Transcribe all of the material below word for word and leave out its pictures.

## BEGIN

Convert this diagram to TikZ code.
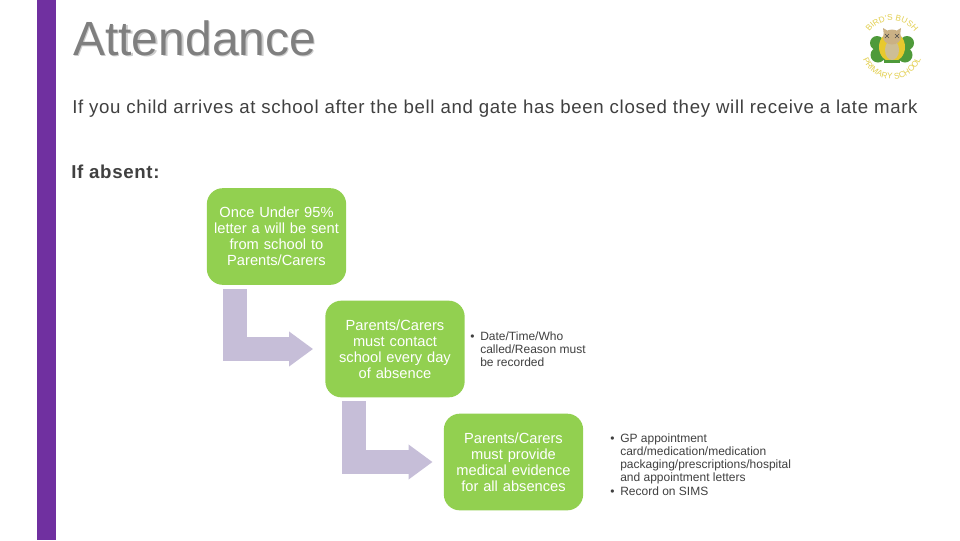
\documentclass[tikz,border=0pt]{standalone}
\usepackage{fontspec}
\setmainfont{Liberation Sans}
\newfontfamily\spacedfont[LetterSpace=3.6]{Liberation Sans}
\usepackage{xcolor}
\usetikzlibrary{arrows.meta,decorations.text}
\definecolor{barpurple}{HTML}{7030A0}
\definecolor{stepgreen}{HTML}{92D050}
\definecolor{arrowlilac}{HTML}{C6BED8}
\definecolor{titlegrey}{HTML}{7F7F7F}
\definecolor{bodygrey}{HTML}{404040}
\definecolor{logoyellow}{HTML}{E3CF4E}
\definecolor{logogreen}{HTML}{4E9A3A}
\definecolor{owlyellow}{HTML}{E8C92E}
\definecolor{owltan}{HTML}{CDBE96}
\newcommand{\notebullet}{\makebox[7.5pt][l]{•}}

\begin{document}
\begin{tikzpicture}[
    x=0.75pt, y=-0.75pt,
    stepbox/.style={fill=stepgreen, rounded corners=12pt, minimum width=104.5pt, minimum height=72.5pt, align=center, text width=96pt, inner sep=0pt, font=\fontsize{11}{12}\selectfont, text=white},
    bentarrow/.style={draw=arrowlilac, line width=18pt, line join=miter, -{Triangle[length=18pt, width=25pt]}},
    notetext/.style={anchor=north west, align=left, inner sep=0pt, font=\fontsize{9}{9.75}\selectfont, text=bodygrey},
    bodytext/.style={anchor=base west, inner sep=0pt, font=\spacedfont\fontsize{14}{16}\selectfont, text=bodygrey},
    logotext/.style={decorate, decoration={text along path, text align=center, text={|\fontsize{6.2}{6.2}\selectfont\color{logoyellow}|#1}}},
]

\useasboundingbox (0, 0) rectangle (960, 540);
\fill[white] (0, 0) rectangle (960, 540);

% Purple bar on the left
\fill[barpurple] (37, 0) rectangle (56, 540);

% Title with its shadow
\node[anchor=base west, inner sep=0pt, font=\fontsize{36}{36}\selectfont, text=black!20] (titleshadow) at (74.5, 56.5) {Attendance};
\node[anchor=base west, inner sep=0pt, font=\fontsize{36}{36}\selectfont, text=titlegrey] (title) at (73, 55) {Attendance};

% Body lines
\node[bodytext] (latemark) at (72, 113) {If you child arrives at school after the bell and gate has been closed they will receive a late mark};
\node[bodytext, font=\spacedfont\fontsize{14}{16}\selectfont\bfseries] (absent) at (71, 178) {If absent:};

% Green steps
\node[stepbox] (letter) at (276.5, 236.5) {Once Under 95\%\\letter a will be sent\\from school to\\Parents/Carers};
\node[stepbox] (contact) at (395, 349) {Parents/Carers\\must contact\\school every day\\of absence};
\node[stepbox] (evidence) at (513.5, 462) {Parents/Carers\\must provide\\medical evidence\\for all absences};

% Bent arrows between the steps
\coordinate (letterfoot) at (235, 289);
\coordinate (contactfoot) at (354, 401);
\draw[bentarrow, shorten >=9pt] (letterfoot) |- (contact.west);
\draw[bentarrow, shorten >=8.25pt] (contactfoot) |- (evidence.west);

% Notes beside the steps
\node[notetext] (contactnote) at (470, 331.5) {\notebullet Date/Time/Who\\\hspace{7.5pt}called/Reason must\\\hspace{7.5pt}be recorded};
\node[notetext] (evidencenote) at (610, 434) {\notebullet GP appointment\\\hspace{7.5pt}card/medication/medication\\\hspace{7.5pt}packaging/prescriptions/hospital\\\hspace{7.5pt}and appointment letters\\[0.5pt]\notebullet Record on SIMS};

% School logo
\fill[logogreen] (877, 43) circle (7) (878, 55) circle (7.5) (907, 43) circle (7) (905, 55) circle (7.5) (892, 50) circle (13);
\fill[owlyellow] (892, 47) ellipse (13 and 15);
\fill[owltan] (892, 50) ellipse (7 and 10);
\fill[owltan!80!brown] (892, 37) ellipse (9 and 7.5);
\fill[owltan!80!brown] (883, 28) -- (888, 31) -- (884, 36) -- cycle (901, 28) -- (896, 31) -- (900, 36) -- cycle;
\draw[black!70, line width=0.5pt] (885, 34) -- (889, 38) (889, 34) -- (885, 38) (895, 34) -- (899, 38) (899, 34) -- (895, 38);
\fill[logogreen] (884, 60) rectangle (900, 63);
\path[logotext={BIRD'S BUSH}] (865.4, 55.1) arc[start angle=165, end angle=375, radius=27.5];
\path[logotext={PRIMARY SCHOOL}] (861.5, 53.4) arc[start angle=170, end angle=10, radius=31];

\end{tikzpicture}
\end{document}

## END

### Solution for this exercise:
Convert this diagram to TikZ code.
\documentclass[tikz,border=0pt]{standalone}
\usepackage{fontspec}
\setmainfont{Liberation Sans}
\newfontfamily\spacedfont[LetterSpace=3.6]{Liberation Sans}
\usepackage{xcolor}
\usetikzlibrary{arrows.meta,decorations.text}
\definecolor{barpurple}{HTML}{7030A0}
\definecolor{stepgreen}{HTML}{92D050}
\definecolor{arrowlilac}{HTML}{C6BED8}
\definecolor{titlegrey}{HTML}{7F7F7F}
\definecolor{bodygrey}{HTML}{404040}
\definecolor{logoyellow}{HTML}{E3CF4E}
\definecolor{logogreen}{HTML}{4E9A3A}
\definecolor{owlyellow}{HTML}{E8C92E}
\definecolor{owltan}{HTML}{CDBE96}
\newcommand{\notebullet}{\makebox[7.5pt][l]{•}}

\begin{document}
\begin{tikzpicture}[
    x=0.75pt, y=-0.75pt,
    stepbox/.style={fill=stepgreen, rounded corners=12pt, minimum width=104.5pt, minimum height=72.5pt, align=center, text width=96pt, inner sep=0pt, font=\fontsize{11}{12}\selectfont, text=white},
    bentarrow/.style={draw=arrowlilac, line width=18pt, line join=miter, -{Triangle[length=18pt, width=25pt]}},
    notetext/.style={anchor=north west, align=left, inner sep=0pt, font=\fontsize{9}{9.75}\selectfont, text=bodygrey},
    bodytext/.style={anchor=base west, inner sep=0pt, font=\spacedfont\fontsize{14}{16}\selectfont, text=bodygrey},
    logotext/.style={decorate, decoration={text along path, text align=center, text={|\fontsize{6.2}{6.2}\selectfont\color{logoyellow}|#1}}},
]

\useasboundingbox (0, 0) rectangle (960, 540);
\fill[white] (0, 0) rectangle (960, 540);

% Purple bar on the left
\fill[barpurple] (37, 0) rectangle (56, 540);

% Title with its shadow
\node[anchor=base west, inner sep=0pt, font=\fontsize{36}{36}\selectfont, text=black!20] (titleshadow) at (74.5, 56.5) {Attendance};
\node[anchor=base west, inner sep=0pt, font=\fontsize{36}{36}\selectfont, text=titlegrey] (title) at (73, 55) {Attendance};

% Body lines
\node[bodytext] (latemark) at (72, 113) {If you child arrives at school after the bell and gate has been closed they will receive a late mark};
\node[bodytext, font=\spacedfont\fontsize{14}{16}\selectfont\bfseries] (absent) at (71, 178) {If absent:};

% Green steps
\node[stepbox] (letter) at (276.5, 236.5) {Once Under 95\%\\letter a will be sent\\from school to\\Parents/Carers};
\node[stepbox] (contact) at (395, 349) {Parents/Carers\\must contact\\school every day\\of absence};
\node[stepbox] (evidence) at (513.5, 462) {Parents/Carers\\must provide\\medical evidence\\for all absences};

% Bent arrows between the steps
\coordinate (letterfoot) at (235, 289);
\coordinate (contactfoot) at (354, 401);
\draw[bentarrow, shorten >=9pt] (letterfoot) |- (contact.west);
\draw[bentarrow, shorten >=8.25pt] (contactfoot) |- (evidence.west);

% Notes beside the steps
\node[notetext] (contactnote) at (470, 331.5) {\notebullet Date/Time/Who\\\hspace{7.5pt}called/Reason must\\\hspace{7.5pt}be recorded};
\node[notetext] (evidencenote) at (610, 434) {\notebullet GP appointment\\\hspace{7.5pt}card/medication/medication\\\hspace{7.5pt}packaging/prescriptions/hospital\\\hspace{7.5pt}and appointment letters\\[0.5pt]\notebullet Record on SIMS};

% School logo
\fill[logogreen] (877, 43) circle (7) (878, 55) circle (7.5) (907, 43) circle (7) (905, 55) circle (7.5) (892, 50) circle (13);
\fill[owlyellow] (892, 47) ellipse (13 and 15);
\fill[owltan] (892, 50) ellipse (7 and 10);
\fill[owltan!80!brown] (892, 37) ellipse (9 and 7.5);
\fill[owltan!80!brown] (883, 28) -- (888, 31) -- (884, 36) -- cycle (901, 28) -- (896, 31) -- (900, 36) -- cycle;
\draw[black!70, line width=0.5pt] (885, 34) -- (889, 38) (889, 34) -- (885, 38) (895, 34) -- (899, 38) (899, 34) -- (895, 38);
\fill[logogreen] (884, 60) rectangle (900, 63);
\path[logotext={BIRD'S BUSH}] (865.4, 55.1) arc[start angle=165, end angle=375, radius=27.5];
\path[logotext={PRIMARY SCHOOL}] (861.5, 53.4) arc[start angle=170, end angle=10, radius=31];

\end{tikzpicture}
\end{document}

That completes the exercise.